At this time Sidney Rigdon, as a native of Pennsylvania, addressed a memorial to the Senate and House of Representatives of that State, setting forth what he and his co-religionists had suffered, and as the authorities of Missouri had refused him redress, he asked that "the whole delegation of Pennsylvania, in both houses, be instructed to use all their influence in the national councils to have redress granted." Nothing advantageous to the exiles was ever heard from either the memorial to Congress or that to the Legislature of the "Keystone State." By revelation, Joseph had been instructed to "seek redress from the least in authority even to the greatest." In Missouri they began their petitions with the Justice of the Peace, and then ascended in regular gradation till they reached the Chief Executive of the State.

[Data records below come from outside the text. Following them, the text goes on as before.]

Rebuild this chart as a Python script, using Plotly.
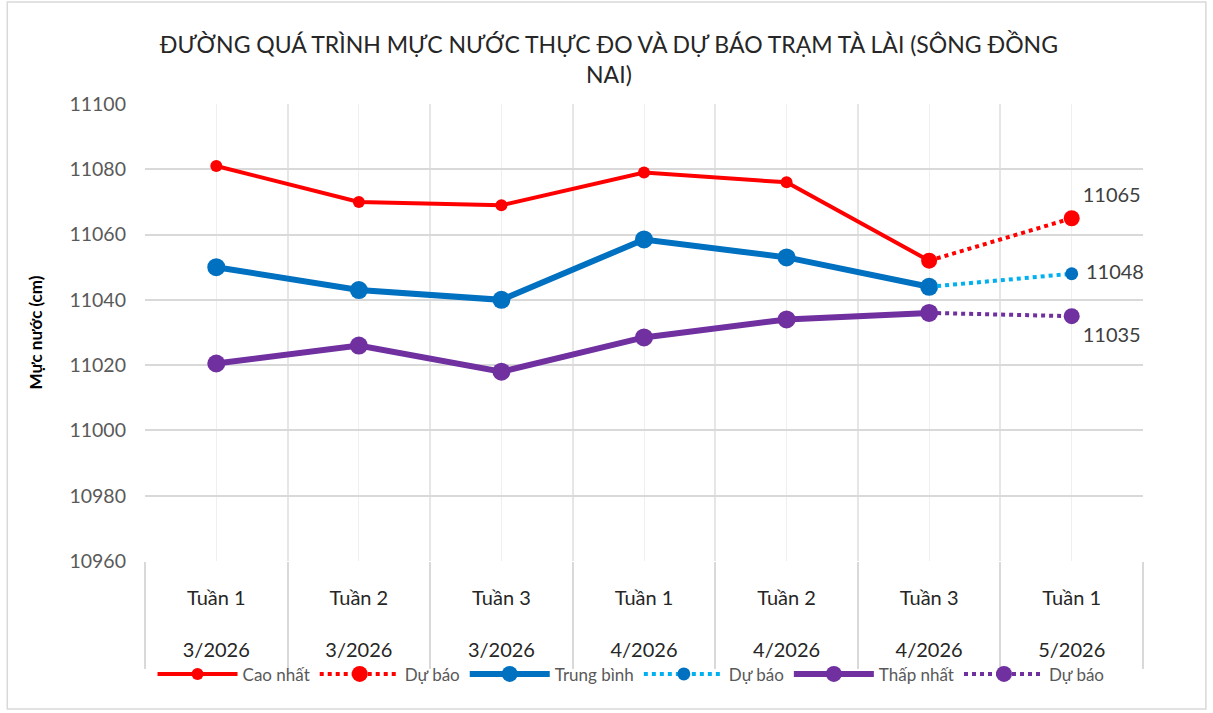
"""
Đường quá trình mực nước thực đo và dự báo trạm Tà Lài (sông Đồng Nai).
"""

import plotly.graph_objects as go

weeks = ["Tuần 1", "Tuần 2", "Tuần 3", "Tuần 1", "Tuần 2", "Tuần 3", "Tuần 1"]
months = ["3/2026", "3/2026", "3/2026", "4/2026", "4/2026", "4/2026", "5/2026"]

cao_nhat = [11081, 11070, 11069, 11079, 11076, 11052]
trung_binh = [11050, 11043, 11040, 11058.5, 11053, 11044]
thap_nhat = [11020.5, 11026, 11018, 11028.5, 11034, 11036]

du_bao_cao = 11065
du_bao_tb = 11048
du_bao_thap = 11035

RED = "#ff0000"
BLUE = "#0070c0"
LIGHT_BLUE = "#00b0f0"
PURPLE = "#7030a0"
FONT = "Lato, 'Open Sans', sans-serif"

x_obs = list(range(len(cao_nhat)))
x_fc = [len(cao_nhat) - 1, len(cao_nhat)]

fig = go.Figure()

fig.add_trace(go.Scatter(
    x=x_obs, y=cao_nhat, name="Cao nhất", mode="lines+markers",
    line=dict(color=RED, width=4), marker=dict(color=RED, size=12, opacity=1),
))
fig.add_trace(go.Scatter(
    x=x_fc, y=[cao_nhat[-1], du_bao_cao], name="Dự báo", mode="lines+markers+text",
    line=dict(color=RED, width=4, dash="dot"), marker=dict(color=RED, size=16, opacity=1),
    text=["", str(du_bao_cao)], textposition="top right", cliponaxis=False,
    textfont=dict(size=20, color="#404040"),
))
fig.add_trace(go.Scatter(
    x=x_obs, y=trung_binh, name="Trung bình", mode="lines+markers",
    line=dict(color=BLUE, width=6), marker=dict(color=BLUE, size=18, opacity=1),
))
fig.add_trace(go.Scatter(
    x=x_fc, y=[trung_binh[-1], du_bao_tb], name="Dự báo", mode="lines+markers+text",
    line=dict(color=LIGHT_BLUE, width=4, dash="dot"),
    marker=dict(color=BLUE, size=13, opacity=1),
    text=["", " " + str(du_bao_tb)], textposition="middle right", cliponaxis=False,
    textfont=dict(size=20, color="#404040"),
))
fig.add_trace(go.Scatter(
    x=x_obs, y=thap_nhat, name="Thấp nhất", mode="lines+markers",
    line=dict(color=PURPLE, width=6), marker=dict(color=PURPLE, size=18, opacity=1),
))
fig.add_trace(go.Scatter(
    x=x_fc, y=[thap_nhat[-1], du_bao_thap], name="Dự báo", mode="lines+markers+text",
    line=dict(color=PURPLE, width=4, dash="dot"),
    marker=dict(color=PURPLE, size=16, opacity=1),
    text=["", str(du_bao_thap)], textposition="bottom right", cliponaxis=False,
    textfont=dict(size=20, color="#404040"),
))

n = len(weeks)
boundaries = [i - 0.5 for i in range(n + 1)]

fig.update_layout(
    width=1213, height=713,
    paper_bgcolor="white", plot_bgcolor="white",
    font=dict(family=FONT, size=16, color="#595959"),
    title=dict(
        text="ĐƯỜNG QUÁ TRÌNH MỰC NƯỚC THỰC ĐO VÀ DỰ BÁO TRẠM TÀ LÀI (SÔNG ĐỒNG<br>NAI)",
        x=0.502, xanchor="center", y=0.926, yanchor="middle",
        font=dict(size=23, color="#262626"),
    ),
    xaxis=dict(
        range=[-0.5, n - 0.5],
        tickvals=list(range(n)),
        ticktext=[f"{w}<br><br>{m}" for w, m in zip(weeks, months)],
        tickfont=dict(size=20, color="#262626"),
        ticks="", showgrid=True, gridcolor="#efefef", gridwidth=1,
        ticklabelstandoff=23, automargin=False,
        minor=dict(tickvals=boundaries, ticks="outside", ticklen=107,
                   tickcolor="#d9d9d9", tickwidth=1.5,
                   showgrid=True, gridcolor="#e6e6e6", gridwidth=1.5),
        zeroline=False, showline=False, fixedrange=True,
    ),
    yaxis=dict(
        range=[10960, 11100], dtick=20, tickformat="d",
        gridcolor="#d9d9d9", gridwidth=1.5,
        tickfont=dict(size=19.5, color="#595959"),
        ticklabelstandoff=18, automargin=False,
        zeroline=False, showline=False,
        title=dict(text="<b>Mực nước (cm)</b>", font=dict(size=17, color="#000000"),
                   standoff=22),
    ),
    legend=dict(
        orientation="h", x=0.487, xanchor="center", y=-0.248, yanchor="middle",
        font=dict(size=17, color="#595959"), itemwidth=80,
        tracegroupgap=0, bgcolor="rgba(0,0,0,0)",
    ),
    margin=dict(l=145, r=70, t=104, b=152),
    showlegend=True,
)

fig.add_shape(
    type="rect", xref="paper", yref="paper",
    x0=-0.138, x1=1.063, y0=-0.324, y1=1.223,
    line=dict(color="#d9d9d9", width=1.5), fillcolor="rgba(0,0,0,0)", layer="below",
)

fig.write_html("out.html", config={"displayModeBar": False},
               post_script="document.body.style.margin='0';")
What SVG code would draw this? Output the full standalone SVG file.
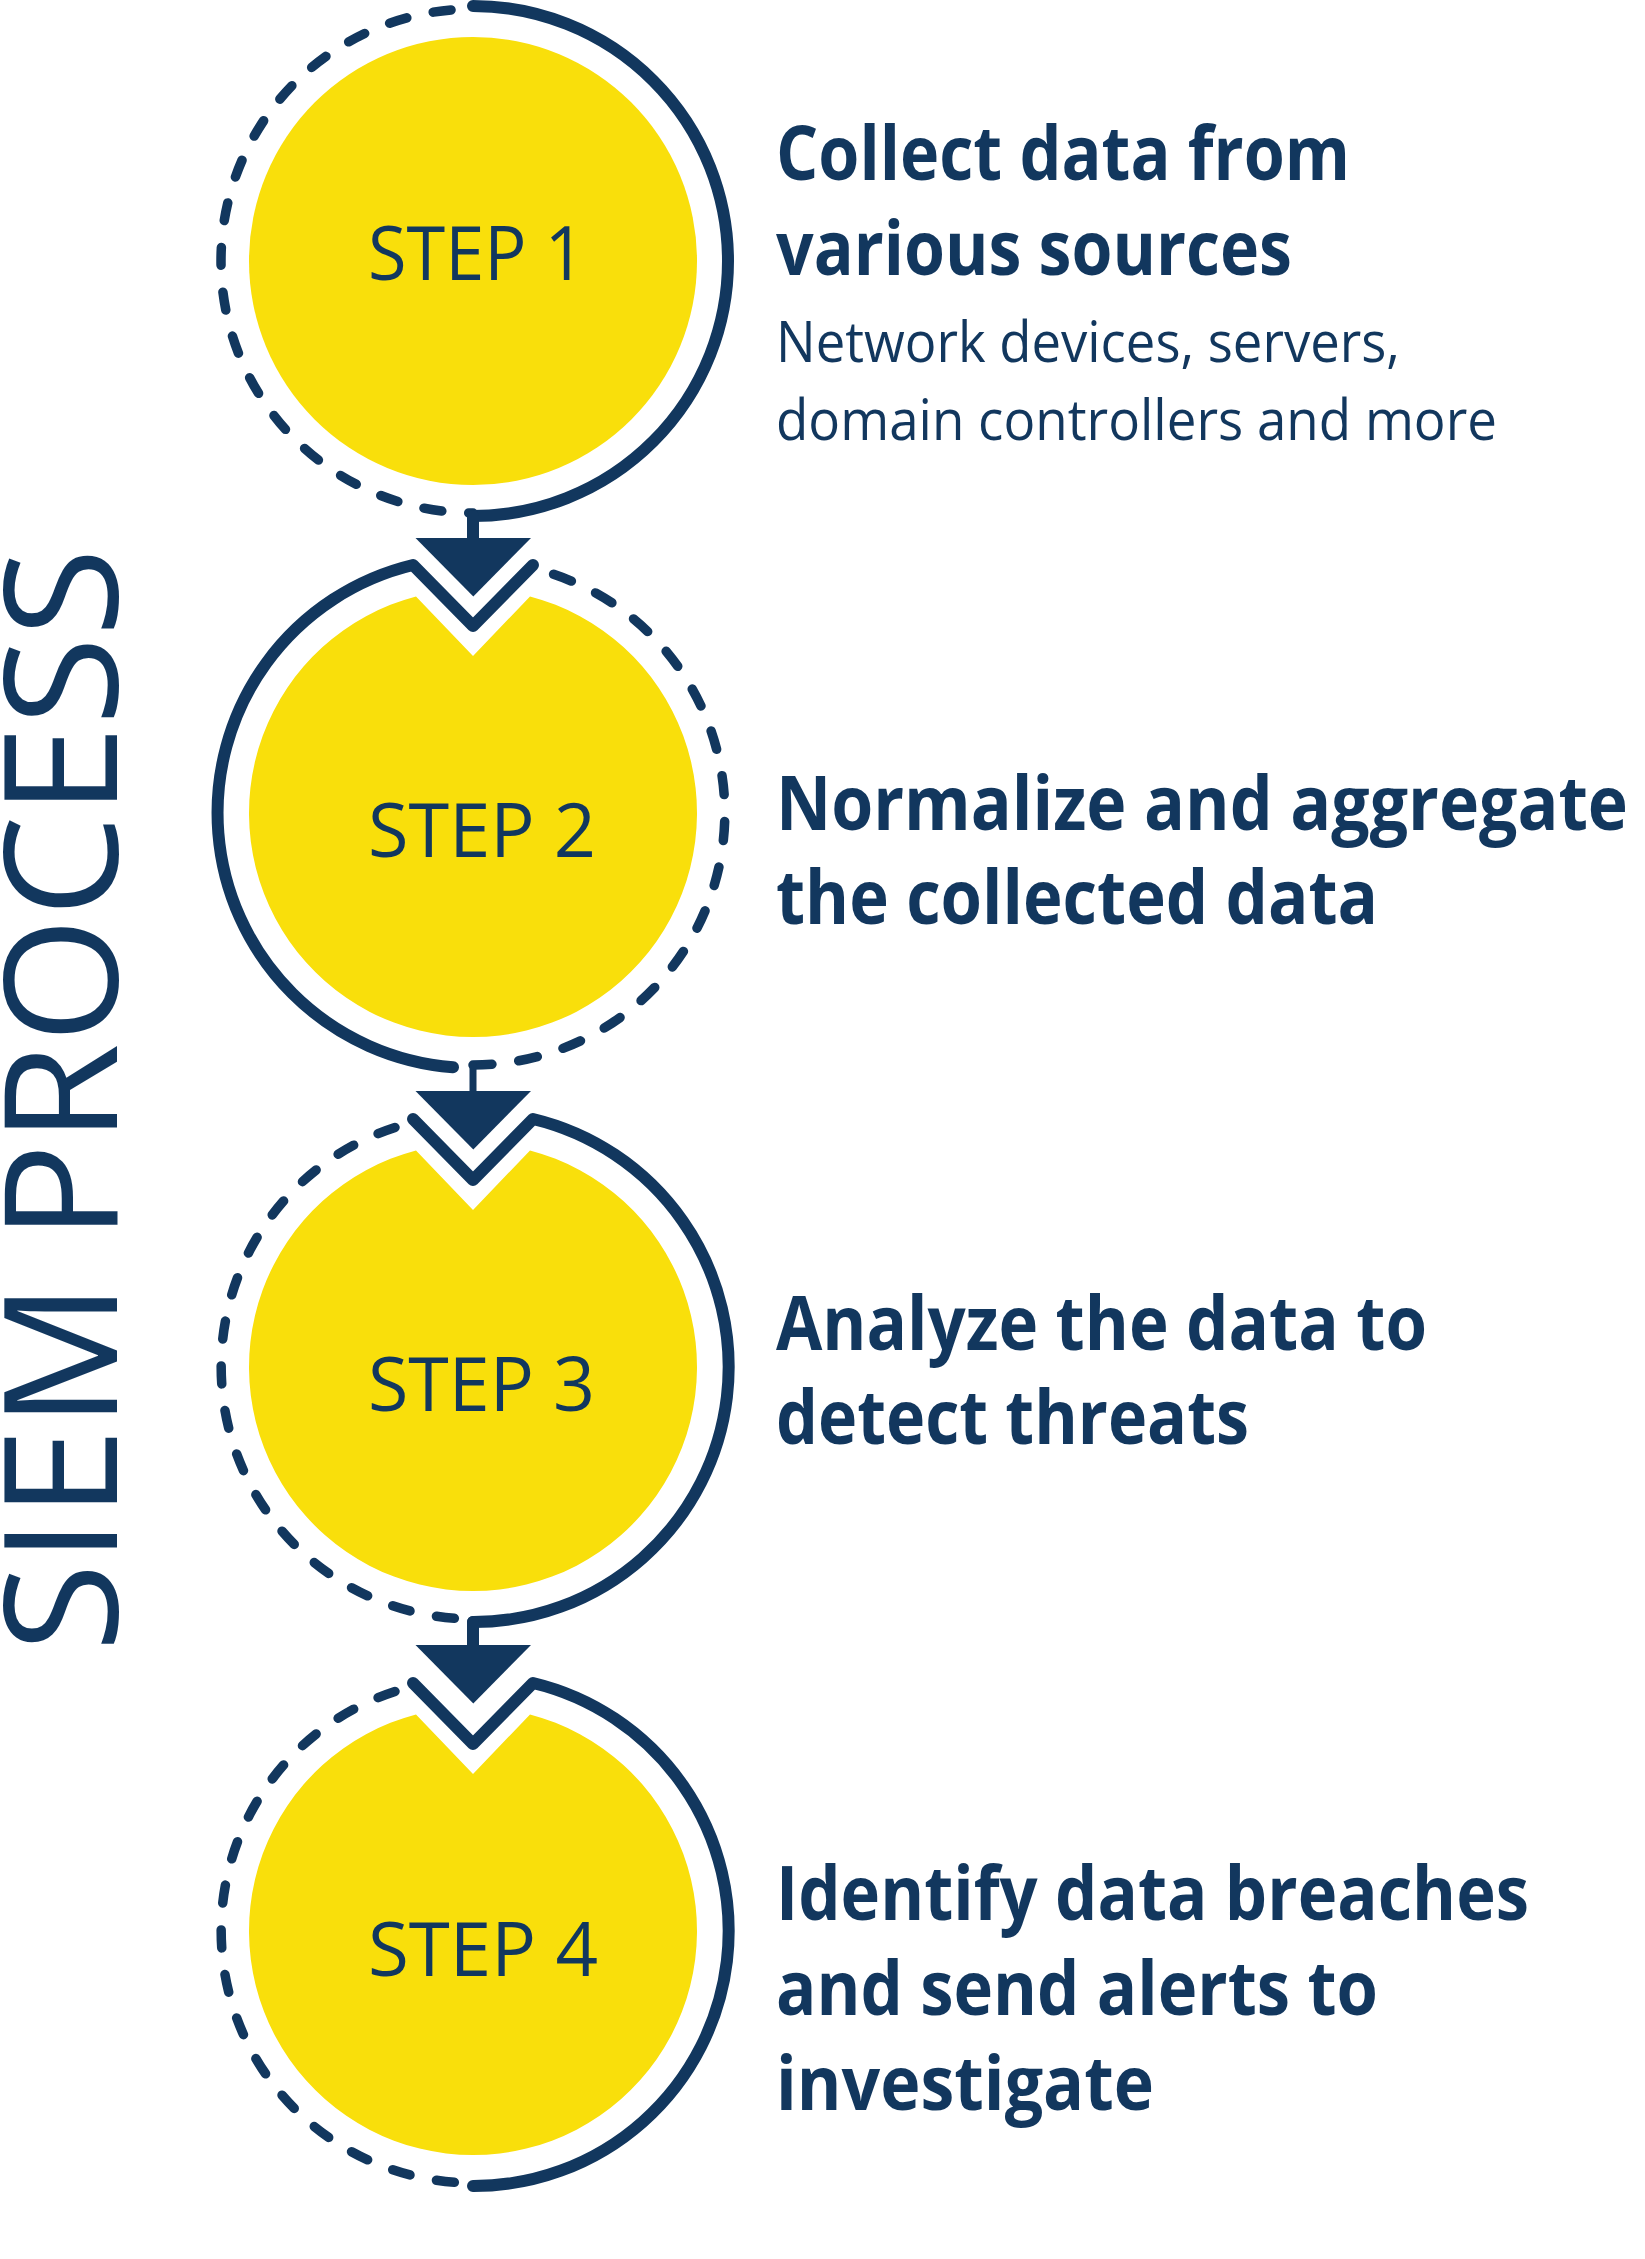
<svg xmlns="http://www.w3.org/2000/svg" width="1645" height="2259" viewBox="0 0 1645 2259">
<style>
.y{fill:#F9DF0B}
.ring{fill:none;stroke:#12375E;stroke-width:12;stroke-linecap:round;stroke-linejoin:round}
.dash{fill:none;stroke:#12375E;stroke-width:9.5;stroke-linecap:round}
.stem{fill:none;stroke:#12375E;stroke-linecap:round;stroke-linejoin:round}
.arrow{fill:#12375E}
.step{font-family:"Open Sans","Noto Sans",sans-serif;font-size:75px;fill:#12375E}
.h{font-family:"Open Sans","Noto Sans",sans-serif;font-weight:700;font-size:76px;fill:#12375E}
.sub{font-family:"Open Sans","Noto Sans",sans-serif;font-size:57px;fill:#12375E}
.title{font-family:"Open Sans","Noto Sans",sans-serif;font-size:158px;fill:#12375E}
</style>
<rect width="1645" height="2259" fill="#ffffff"/>

<g id="title">
<text class="title" transform="translate(117,1652) rotate(-90)" x="0" y="0" textLength="1104" lengthAdjust="spacingAndGlyphs">SIEM PROCESS</text>
</g>

<g id="step1">
<circle class="y" cx="473" cy="261" r="224"/>
<path class="ring" d="M473 6 A255 255 0 0 1 473 516"/>
<path class="dash" d="M473 9 A252 252 0 0 0 473 513" stroke-dasharray="18 27" stroke-dashoffset="23"/>
<text class="step" x="368" y="280" textLength="217" lengthAdjust="spacingAndGlyphs">STEP 1</text>
<text class="h" x="776" y="180" textLength="574" lengthAdjust="spacingAndGlyphs">Collect data from</text>
<text class="h" x="776" y="275" textLength="516" lengthAdjust="spacingAndGlyphs">various sources</text>
<text class="sub" x="776" y="362" textLength="624" lengthAdjust="spacingAndGlyphs">Network devices, servers,</text>
<text class="sub" x="776" y="440" textLength="721" lengthAdjust="spacingAndGlyphs">domain controllers and more</text>
</g>

<g id="step2">
<path class="y" d="M416 596.4 L473 656 L530 596.4 A224 224 0 1 1 416 596.4 Z"/>
<path class="ring" d="M533 565 L473 626 L413 565 A255 255 0 0 0 453 1067.2"/>
<path class="dash" d="M473 1065 A252 252 0 0 0 531.8 568" stroke-dasharray="19 27"/>
<text class="step" x="368" y="857" textLength="228" lengthAdjust="spacingAndGlyphs">STEP 2</text>
<text class="h" x="776" y="830" textLength="852" lengthAdjust="spacingAndGlyphs">Normalize and aggregate</text>
<text class="h" x="776" y="924" textLength="602" lengthAdjust="spacingAndGlyphs">the collected data</text>
</g>

<g id="step3">
<path class="y" d="M416 1150.4 L473 1210 L530 1150.4 A224 224 0 1 1 416 1150.4 Z"/>
<path class="ring" d="M413 1119 L473 1180 L533 1119 A255 255 0 0 1 473 1622"/>
<path class="dash" d="M414.2 1122 A252 252 0 0 0 473 1619" stroke-dasharray="18 27" stroke-dashoffset="25"/>
<text class="step" x="368" y="1411" textLength="227" lengthAdjust="spacingAndGlyphs">STEP 3</text>
<text class="h" x="776" y="1350" textLength="651" lengthAdjust="spacingAndGlyphs">Analyze the data to</text>
<text class="h" x="776" y="1444" textLength="473" lengthAdjust="spacingAndGlyphs">detect threats</text>
</g>

<g id="step4">
<path class="y" d="M416 1714.4 L473 1774 L530 1714.4 A224 224 0 1 1 416 1714.4 Z"/>
<path class="ring" d="M413 1683 L473 1744 L533 1683 A255 255 0 0 1 473 2186"/>
<path class="dash" d="M414.2 1686 A252 252 0 0 0 473 2183" stroke-dasharray="18 27" stroke-dashoffset="25"/>
<text class="step" x="368" y="1976" textLength="230" lengthAdjust="spacingAndGlyphs">STEP 4</text>
<text class="h" x="776" y="1920" textLength="753" lengthAdjust="spacingAndGlyphs">Identify data breaches</text>
<text class="h" x="776" y="2015" textLength="602" lengthAdjust="spacingAndGlyphs">and send alerts to</text>
<text class="h" x="776" y="2110" textLength="378" lengthAdjust="spacingAndGlyphs">investigate</text>
</g>

<g id="connectors">
<path class="stem" stroke-width="12" d="M473 516 L473 540"/>
<polygon class="arrow" points="415.5,538 531,538 473.3,596.5"/>
<path class="stem" stroke-width="7" stroke-linecap="butt" d="M473 1065 L473 1092"/>
<polygon class="arrow" points="415.5,1091 531,1091 473.3,1149.5"/>
<path class="stem" stroke-width="12" d="M473 1622 L473 1647"/>
<polygon class="arrow" points="415.5,1645 531,1645 473.3,1703.5"/>
</g>
</svg>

They had finished their task for the time being, when they had memoralized Congress and laid their petition before the President of the United States. By their perseverance, and the official negative response that they everywhere received, it is understood by the Mormons that the whole national authority is culpable in the sight of Heaven, as participators in shedding the blood of the Saints in Missouri. This is the key to the bitterness of sentiment that may be heard in the Mormon Tabernacle, or read in the Mormon press, and the nation may be assured of this, that there never will be an end to it while Mormonism exists.[2] The claim to their lands in Jackson county will never be abandoned, nor will the Government be forgiven till the Mormons are restored to their "inheritances" in Missouri. They will never be silent, and when they reach the halls of Congress their senators and their representatives will be heard for ever demanding redress and restoration. It cannot be denied that there is justice in their claim.

Satisfied that compensation for the past was not to be hoped for at the seat of government, the Prophet and his friends returned to Nauvoo. Protection for the future was only to be found in their own ability to cope with their enemies, and with that conclusion they set themselves to work to provide for contingencies.

  1. "Seer," p. 197.
  2. "If the Government cannot protect citizens in their lives and property, it is an old granny, anyhow, and I prophesy, in the name of the Lord God of Israel, that unless the United States redress the wrongs committed upon the Saints in the State of Missouri, and punish the crimes committed by her officers, that in a few years the Government will be utterly overthrown and wasted, and there will not be so much as a potsherd left, for their wickedness in permitting the murder of men, women, and children, and the wholesale plunder and extermination of thousands of her citizens, to go unpunished."—Joseph Smith's Autobiography.